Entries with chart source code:
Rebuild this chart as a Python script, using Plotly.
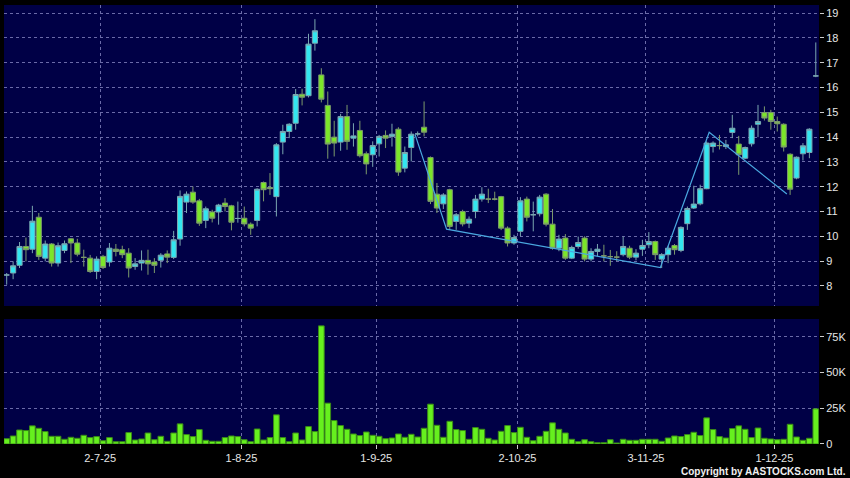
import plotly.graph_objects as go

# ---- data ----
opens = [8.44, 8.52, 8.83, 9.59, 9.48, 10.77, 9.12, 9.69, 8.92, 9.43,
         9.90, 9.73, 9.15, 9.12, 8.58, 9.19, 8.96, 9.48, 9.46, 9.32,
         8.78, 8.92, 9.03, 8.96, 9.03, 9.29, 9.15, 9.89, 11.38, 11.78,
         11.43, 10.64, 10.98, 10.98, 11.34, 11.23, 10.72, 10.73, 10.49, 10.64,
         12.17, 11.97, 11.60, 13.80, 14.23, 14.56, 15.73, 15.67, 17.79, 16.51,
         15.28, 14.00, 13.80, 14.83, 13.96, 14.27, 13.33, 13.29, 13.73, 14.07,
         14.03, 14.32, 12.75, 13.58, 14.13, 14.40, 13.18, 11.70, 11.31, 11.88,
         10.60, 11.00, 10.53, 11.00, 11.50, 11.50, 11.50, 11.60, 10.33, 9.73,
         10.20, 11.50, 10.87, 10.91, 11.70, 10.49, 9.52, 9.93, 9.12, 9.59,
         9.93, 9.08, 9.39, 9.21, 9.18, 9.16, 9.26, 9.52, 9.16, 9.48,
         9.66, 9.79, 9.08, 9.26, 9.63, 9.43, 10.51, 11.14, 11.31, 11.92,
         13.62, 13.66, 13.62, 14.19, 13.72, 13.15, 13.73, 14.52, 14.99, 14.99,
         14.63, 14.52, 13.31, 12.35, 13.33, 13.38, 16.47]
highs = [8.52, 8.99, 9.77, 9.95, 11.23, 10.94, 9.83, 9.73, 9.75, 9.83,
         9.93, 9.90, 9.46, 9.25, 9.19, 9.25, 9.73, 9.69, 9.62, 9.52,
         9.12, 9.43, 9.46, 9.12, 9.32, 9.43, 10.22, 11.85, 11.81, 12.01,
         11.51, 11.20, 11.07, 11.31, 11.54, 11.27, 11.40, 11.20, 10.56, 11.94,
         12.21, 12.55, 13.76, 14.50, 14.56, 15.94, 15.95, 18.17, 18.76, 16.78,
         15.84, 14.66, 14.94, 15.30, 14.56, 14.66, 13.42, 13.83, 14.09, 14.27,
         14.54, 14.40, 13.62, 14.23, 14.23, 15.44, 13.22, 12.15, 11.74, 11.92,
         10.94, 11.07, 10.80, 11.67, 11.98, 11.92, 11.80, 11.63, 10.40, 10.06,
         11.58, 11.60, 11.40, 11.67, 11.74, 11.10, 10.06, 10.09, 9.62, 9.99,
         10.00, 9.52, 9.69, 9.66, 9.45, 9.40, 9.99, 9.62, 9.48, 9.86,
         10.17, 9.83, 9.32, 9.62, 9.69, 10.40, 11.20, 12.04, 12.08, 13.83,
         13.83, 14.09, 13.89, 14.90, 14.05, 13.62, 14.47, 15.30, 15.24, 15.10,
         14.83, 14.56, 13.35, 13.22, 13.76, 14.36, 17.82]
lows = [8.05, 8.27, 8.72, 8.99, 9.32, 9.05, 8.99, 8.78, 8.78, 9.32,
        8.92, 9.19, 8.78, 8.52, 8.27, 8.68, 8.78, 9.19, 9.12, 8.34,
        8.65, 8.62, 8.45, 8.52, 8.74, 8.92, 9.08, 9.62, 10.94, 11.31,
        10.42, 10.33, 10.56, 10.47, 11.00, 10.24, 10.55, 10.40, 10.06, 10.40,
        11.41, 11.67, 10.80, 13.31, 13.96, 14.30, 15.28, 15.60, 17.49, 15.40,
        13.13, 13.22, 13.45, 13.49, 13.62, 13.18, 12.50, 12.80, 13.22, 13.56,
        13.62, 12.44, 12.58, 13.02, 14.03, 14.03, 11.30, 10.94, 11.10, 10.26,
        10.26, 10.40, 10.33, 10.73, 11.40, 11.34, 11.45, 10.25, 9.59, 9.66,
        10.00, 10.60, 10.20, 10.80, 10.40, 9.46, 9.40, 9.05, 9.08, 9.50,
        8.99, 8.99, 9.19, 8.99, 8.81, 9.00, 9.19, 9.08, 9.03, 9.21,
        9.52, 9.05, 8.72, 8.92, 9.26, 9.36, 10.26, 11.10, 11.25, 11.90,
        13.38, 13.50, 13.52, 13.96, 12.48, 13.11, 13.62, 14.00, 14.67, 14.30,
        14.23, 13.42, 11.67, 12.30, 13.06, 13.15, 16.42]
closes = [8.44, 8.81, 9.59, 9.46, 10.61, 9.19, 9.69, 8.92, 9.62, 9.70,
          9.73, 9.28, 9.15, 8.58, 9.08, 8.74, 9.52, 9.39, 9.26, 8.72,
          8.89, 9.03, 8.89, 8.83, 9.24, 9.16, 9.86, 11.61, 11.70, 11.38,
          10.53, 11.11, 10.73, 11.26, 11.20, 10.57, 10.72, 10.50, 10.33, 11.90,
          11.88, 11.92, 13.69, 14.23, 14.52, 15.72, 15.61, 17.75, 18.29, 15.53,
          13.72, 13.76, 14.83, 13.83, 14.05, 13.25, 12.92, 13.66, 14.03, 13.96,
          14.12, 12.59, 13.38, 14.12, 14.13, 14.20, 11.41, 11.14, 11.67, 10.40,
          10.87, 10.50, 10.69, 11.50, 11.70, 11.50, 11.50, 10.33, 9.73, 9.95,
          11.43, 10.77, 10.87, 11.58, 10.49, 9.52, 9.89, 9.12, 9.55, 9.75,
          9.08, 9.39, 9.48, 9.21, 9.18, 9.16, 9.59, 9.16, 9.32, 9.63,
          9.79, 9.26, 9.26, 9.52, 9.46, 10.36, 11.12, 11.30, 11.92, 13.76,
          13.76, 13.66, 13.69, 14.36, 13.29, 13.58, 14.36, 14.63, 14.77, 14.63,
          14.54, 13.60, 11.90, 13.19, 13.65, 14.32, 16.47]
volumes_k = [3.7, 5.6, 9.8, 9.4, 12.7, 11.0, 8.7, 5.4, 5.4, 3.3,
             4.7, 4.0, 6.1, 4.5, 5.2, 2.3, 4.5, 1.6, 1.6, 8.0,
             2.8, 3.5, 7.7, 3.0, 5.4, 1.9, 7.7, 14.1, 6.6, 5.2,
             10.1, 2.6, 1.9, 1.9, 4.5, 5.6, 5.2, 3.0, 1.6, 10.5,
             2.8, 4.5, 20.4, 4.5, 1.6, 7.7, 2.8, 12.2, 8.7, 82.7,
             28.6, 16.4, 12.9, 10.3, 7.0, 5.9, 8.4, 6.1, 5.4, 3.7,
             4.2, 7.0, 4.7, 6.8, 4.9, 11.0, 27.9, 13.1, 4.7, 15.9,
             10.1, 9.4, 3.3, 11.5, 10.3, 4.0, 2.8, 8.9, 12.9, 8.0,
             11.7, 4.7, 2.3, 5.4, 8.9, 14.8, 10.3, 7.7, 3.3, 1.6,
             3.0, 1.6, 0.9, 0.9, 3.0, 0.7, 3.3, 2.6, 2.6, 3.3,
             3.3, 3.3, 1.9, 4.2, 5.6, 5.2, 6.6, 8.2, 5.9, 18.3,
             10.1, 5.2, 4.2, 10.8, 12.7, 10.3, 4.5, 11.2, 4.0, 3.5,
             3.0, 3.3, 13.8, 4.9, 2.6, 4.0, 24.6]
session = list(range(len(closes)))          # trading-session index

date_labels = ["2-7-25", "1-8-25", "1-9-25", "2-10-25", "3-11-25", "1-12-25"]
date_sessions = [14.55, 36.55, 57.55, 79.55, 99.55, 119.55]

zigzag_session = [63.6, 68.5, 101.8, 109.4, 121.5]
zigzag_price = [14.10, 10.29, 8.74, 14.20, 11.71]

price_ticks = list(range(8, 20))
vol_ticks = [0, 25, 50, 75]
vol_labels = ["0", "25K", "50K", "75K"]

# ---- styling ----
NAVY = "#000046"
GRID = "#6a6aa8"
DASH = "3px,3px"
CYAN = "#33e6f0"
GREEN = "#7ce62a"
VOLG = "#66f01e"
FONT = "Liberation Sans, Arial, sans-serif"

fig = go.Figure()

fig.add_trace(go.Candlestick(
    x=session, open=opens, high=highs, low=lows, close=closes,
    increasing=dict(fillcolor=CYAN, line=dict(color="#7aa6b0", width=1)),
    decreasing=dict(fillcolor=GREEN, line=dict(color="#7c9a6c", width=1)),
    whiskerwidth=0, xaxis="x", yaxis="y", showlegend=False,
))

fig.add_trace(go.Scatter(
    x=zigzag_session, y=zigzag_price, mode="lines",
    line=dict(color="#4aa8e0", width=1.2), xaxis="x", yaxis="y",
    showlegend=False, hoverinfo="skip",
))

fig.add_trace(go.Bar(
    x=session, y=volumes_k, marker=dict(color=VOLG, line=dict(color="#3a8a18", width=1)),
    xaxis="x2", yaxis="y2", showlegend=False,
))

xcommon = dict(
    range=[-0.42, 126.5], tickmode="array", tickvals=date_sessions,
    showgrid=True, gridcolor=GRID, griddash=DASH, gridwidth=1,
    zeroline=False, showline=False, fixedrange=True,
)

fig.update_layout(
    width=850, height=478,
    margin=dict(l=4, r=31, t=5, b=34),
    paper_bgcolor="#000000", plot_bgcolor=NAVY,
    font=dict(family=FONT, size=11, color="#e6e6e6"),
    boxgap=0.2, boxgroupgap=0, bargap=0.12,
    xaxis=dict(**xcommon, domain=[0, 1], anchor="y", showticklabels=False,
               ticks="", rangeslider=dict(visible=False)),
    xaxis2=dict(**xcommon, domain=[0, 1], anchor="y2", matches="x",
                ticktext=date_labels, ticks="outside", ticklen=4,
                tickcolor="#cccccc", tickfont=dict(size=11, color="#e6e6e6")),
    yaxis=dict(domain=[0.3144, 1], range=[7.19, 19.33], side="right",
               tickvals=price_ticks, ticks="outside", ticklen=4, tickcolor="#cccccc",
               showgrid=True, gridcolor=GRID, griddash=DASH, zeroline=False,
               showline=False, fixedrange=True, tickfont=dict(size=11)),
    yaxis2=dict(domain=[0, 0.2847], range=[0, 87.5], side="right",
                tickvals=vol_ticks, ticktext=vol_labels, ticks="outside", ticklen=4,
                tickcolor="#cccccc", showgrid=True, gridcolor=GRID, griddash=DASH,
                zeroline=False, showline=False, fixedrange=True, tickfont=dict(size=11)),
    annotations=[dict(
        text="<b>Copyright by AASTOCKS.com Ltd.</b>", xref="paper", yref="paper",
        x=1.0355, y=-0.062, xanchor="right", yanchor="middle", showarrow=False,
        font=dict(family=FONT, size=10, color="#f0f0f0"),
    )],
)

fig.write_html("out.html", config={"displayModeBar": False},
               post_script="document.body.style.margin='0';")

...

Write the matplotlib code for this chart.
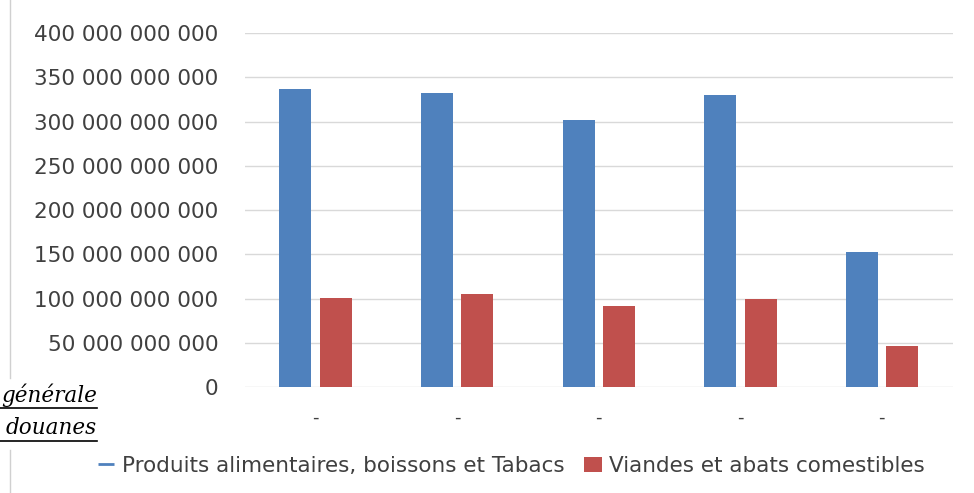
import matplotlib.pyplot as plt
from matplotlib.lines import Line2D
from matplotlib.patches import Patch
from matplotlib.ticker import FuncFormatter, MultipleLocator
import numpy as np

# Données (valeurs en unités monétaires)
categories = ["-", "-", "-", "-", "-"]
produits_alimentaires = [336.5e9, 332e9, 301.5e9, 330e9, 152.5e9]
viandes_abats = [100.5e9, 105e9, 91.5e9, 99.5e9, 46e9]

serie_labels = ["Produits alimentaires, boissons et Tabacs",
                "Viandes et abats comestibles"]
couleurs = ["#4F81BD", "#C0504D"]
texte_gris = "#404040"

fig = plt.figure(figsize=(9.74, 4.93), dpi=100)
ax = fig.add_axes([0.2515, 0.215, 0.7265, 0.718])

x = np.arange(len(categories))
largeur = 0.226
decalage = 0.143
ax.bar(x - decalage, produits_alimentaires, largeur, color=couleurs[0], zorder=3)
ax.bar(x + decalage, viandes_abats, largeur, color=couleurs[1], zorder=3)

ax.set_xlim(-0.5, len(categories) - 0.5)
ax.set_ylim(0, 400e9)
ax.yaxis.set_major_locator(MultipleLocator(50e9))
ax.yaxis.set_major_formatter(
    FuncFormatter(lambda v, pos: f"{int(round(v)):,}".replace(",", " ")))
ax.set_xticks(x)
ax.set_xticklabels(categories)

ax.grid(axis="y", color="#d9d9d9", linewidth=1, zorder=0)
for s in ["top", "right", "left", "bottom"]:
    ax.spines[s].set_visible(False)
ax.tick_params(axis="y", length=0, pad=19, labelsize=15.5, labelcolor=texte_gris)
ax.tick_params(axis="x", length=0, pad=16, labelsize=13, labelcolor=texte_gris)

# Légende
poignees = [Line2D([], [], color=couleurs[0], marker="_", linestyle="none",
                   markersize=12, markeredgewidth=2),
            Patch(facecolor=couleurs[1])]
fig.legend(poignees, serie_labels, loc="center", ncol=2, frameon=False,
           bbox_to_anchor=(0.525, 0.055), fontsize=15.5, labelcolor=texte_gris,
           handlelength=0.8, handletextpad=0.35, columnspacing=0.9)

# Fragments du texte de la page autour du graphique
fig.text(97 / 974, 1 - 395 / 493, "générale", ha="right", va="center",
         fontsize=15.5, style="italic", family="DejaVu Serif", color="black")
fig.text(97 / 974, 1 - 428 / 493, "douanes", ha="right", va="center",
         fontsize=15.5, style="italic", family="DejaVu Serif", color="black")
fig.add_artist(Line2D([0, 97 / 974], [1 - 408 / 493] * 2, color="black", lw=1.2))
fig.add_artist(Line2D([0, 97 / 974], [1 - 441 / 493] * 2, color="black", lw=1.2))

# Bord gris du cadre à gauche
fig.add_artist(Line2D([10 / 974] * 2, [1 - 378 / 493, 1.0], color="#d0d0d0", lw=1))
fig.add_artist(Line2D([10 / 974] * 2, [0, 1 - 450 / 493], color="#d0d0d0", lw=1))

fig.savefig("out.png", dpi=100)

==

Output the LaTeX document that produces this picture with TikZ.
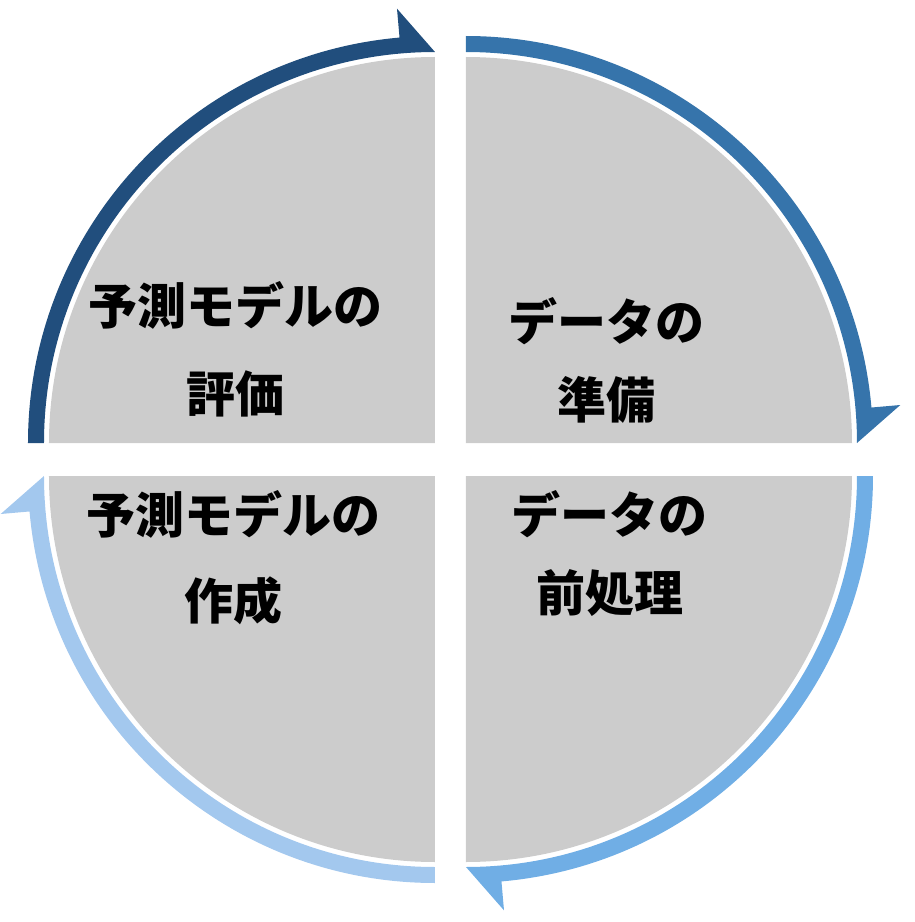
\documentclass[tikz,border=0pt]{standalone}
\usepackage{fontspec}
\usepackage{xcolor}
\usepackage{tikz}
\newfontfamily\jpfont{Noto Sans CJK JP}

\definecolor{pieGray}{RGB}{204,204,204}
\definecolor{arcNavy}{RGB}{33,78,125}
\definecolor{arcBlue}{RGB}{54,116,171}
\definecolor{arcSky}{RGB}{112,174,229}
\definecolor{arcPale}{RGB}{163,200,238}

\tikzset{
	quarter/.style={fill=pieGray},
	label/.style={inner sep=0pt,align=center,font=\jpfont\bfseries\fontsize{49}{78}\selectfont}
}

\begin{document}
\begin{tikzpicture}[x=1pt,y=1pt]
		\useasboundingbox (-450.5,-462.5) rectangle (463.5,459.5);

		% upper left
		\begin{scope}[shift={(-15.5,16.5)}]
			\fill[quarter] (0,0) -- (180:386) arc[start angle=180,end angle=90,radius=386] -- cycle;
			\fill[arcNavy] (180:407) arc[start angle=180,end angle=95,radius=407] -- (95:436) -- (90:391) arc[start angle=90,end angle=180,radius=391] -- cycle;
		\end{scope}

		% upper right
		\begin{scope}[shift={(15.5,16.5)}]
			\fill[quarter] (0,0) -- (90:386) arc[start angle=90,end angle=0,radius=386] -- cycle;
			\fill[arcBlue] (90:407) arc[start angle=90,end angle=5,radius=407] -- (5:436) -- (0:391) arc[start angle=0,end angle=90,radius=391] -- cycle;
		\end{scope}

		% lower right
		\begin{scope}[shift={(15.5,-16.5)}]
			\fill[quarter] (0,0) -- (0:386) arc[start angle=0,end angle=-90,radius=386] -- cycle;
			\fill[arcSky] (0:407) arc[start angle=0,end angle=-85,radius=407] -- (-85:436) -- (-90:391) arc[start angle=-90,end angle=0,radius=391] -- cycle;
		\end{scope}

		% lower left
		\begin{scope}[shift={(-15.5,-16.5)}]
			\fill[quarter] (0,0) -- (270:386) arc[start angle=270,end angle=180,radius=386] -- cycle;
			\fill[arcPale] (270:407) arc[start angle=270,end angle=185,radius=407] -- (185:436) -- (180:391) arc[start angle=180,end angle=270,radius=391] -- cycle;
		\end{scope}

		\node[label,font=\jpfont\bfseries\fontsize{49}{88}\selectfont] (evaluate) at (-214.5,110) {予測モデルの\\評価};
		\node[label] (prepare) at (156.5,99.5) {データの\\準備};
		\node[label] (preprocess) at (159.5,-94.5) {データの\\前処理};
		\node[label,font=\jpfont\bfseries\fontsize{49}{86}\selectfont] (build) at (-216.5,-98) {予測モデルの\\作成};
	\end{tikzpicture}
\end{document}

Your goal
Reproduce the lines above starting at the one with "Write the matplotlib code for this chart." and ending at the one with "viandes_abats = [100.5e9, 105e9, 91.5e9, 99.5e9, 46e9]", both included, exactly and with no pictures.

Result for this exercise
Write the matplotlib code for this chart.
import matplotlib.pyplot as plt
from matplotlib.lines import Line2D
from matplotlib.patches import Patch
from matplotlib.ticker import FuncFormatter, MultipleLocator
import numpy as np

# Données (valeurs en unités monétaires)
categories = ["-", "-", "-", "-", "-"]
produits_alimentaires = [336.5e9, 332e9, 301.5e9, 330e9, 152.5e9]
viandes_abats = [100.5e9, 105e9, 91.5e9, 99.5e9, 46e9]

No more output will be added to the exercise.